R v Clifford No. Sccrm-03-280
[2004] SASC 43
•16 February 2004
R v CLIFFORD
[2004] SASC 43Court of Criminal Appeal: Doyle CJ, Perry and Debelle JJ
DOYLE CJ I ask Debelle J to give his reasons first.
DEBELLE J The applicant was charged on information with one count of procuring an act of gross indecency and two counts of unlawful sexual intercourse which were counts 1, 2 and 3 of the information. On the morning the trial a nolle prosequi was entered in relation to count 2. After trial by jury the appellant was found guilty on counts 1 and 3.
The charge the subject of the first count was alleged to have occurred between 9 September 1989 and 8 September 1991 and the charge the subject of the third count to have occurred between 1 January 1996 and 3 December 1998.
At the trial the prosecutor led evidence of uncharged acts for the purposes of putting the counts in the information in context to assist in the understanding of the nature and development of the ongoing sexual relationship between the appellant and the complainant, to explain why the complainant was unable to fix precise dates, to explain why the complainant may have acquiesced and why the appellant was confident in continuing his conduct towards her, and to establish an alleged sexual attraction of the appellant to the complainant.
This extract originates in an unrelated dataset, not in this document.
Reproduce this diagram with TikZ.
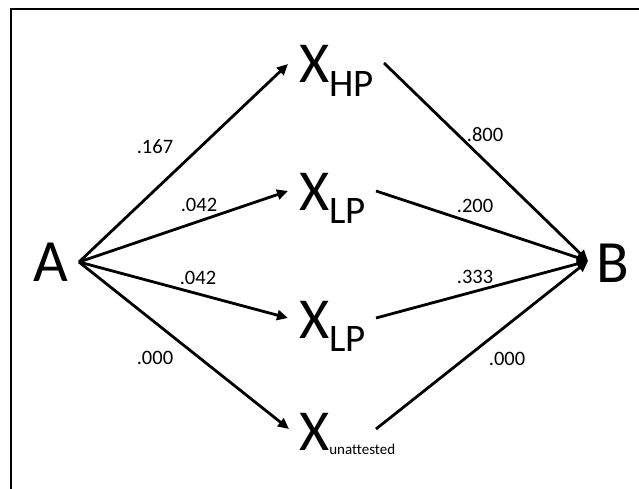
\documentclass[tikz,border=0pt]{standalone}
\usepackage{fontspec}
\setmainfont{Carlito}[Ligatures=NoCommon]
\usetikzlibrary{arrows.meta}
\begin{document}
\begin{tikzpicture}[x=1pt,y=-1pt,
  conn/.style={line width=2.8pt, -{Triangle[length=11pt,width=10pt]}},
  big/.style={inner sep=0pt, anchor=base, font=\fontsize{60}{60}\selectfont},
  xnode/.style={inner sep=0pt, anchor=base west, font=\fontsize{58}{58}\selectfont},
  prob/.style={inner sep=0pt, font=\fontsize{20.5}{20.5}\selectfont}]
\useasboundingbox (0,0) rectangle (639,489);
\fill[white] (0,0) rectangle (639,489);
\draw[line width=2pt] (11,500) -- (11,9) -- (650,9);

\node[big] (A) at (51,281) {A};
\node[big] (B) at (613,282) {B};
\node[xnode] (XHP) at (299,83) {X\raisebox{-14pt}{\fontsize{39}{39}\selectfont HP}};
\node[xnode] (XLPa) at (299,210) {X\raisebox{-13pt}{\fontsize{39}{39}\selectfont LP}};
\node[xnode] (XLPb) at (299,338) {X\raisebox{-13pt}{\fontsize{39}{39}\selectfont LP}};
\node[xnode] (XUN) at (299,450) {X\raisebox{-4pt}{\fontsize{15}{15}\selectfont unattested}};

\coordinate (Aout) at (79,262);
\coordinate (Bin) at (588,261);
\coordinate (HPin) at (288,64);
\coordinate (LPain) at (288,191);
\coordinate (LPbin) at (288,318);
\coordinate (UNin) at (289,429);
\coordinate (HPout) at (384,63);
\coordinate (LPaout) at (376,191);
\coordinate (LPbout) at (376,318);
\coordinate (UNout) at (376,429);

\draw[conn] (Aout) -- (HPin);
\draw[conn] (Aout) -- (LPain);
\draw[conn] (Aout) -- (LPbin);
\draw[conn] (Aout) -- (UNin);
\draw[conn] (HPout) -- (Bin);
\draw[conn] (LPaout) -- (Bin);
\draw[conn] (LPbout) -- (Bin);
\draw[conn] (UNout) -- (Bin);

\node[prob] (p1) at (155,147) {.167};
\node[prob] (p2) at (199,205) {.042};
\node[prob] (p3) at (198,278) {.042};
\node[prob] (p4) at (155,358) {.000};
\node[prob] (p5) at (485,135) {.800};
\node[prob] (p6) at (475,206) {.200};
\node[prob] (p7) at (475,277) {.333};
\node[prob] (p8) at (507,359) {.000};
\end{tikzpicture}
\end{document}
The evidence of those uncharged acts related to conduct that occurred after the charge in count 1 and continued until some time after the charge in count 3.
Before the jury was empanelled an application was made to exclude the evidence of the uncharged acts and for severance of the two counts. In the alternative, the applicant applied for an order that the trial should be stayed as an abuse of process. Each of the applications was refused.
After his conviction the applicant applied for leave to appeal. Leave to appeal has been granted on a number of grounds including the grounds relating to the admissibility of the evidence of the uncharged acts and to the failure of the trial judge to sever the two counts in the information. However, leave to appeal was not granted against the refusal of the trial judge permanently to stay the trial as an abuse of process. The applicant seeks leave from this Court to appeal against the order refusing the stay.
The application must be considered against the fact that the applicant has obtained leave to appeal against the orders refusing to sever the trial in respect of counts 1 and 3 and to admit the evidence of the uncharged acts. The outcome of those appeals will determine whether the trial judge was correct in refusing to sever the trials and in admitting the evidence of the uncharged acts. If he was, the trial proceeded according to law and there is nothing which justifies a stay. If the trial judge erred, the Court of Criminal Appeal will state whether the appellant should be retried, whether there should be two separate trials, and the extent to which, if at all, evidence of uncharged acts could be led. It is clear, therefore, that the application for a stay is entirely superfluous. In addition, the power to grant a stay of criminal proceedings will only be exercised in exceptional circumstances. In my view there is no arguable ground which justifies granting leave to appeal against the order refusing a stay.
For these reasons I would dismiss the application.
However, the fact that this application has been dismissed does not prevent the applicant from applying to the Court of Criminal Appeal for a stay. The success of that application will of course turn on the manner in which the Court of Criminal Appeal deals with the issues in the appeal. In other words, it will be a question as to what proper relief should flow from the orders made by the Court of Criminal Appeal.
DOYLE CJ I agree with the reasons given by Debelle J.
PERRY J If the particularisation of the charges or either of them is ultimately held to be so deficient as to preclude a fair trial, it would be open to the Court of Criminal Appeal to quash the conviction and substitute a permanent stay. That would be an available remedy.
In those circumstances it is sufficient if the substantive grounds of appeal are set out in the notice of appeal. That the notice of appeal is confined to substantive grounds would not fetter the Court of Criminal Appeal with respect to the nature of relief it may see fit to grant should any ground be made out.
I agree with the order suggested by Debelle J.
DOYLE CJ The order of the court is that the application for leave to appeal be refused.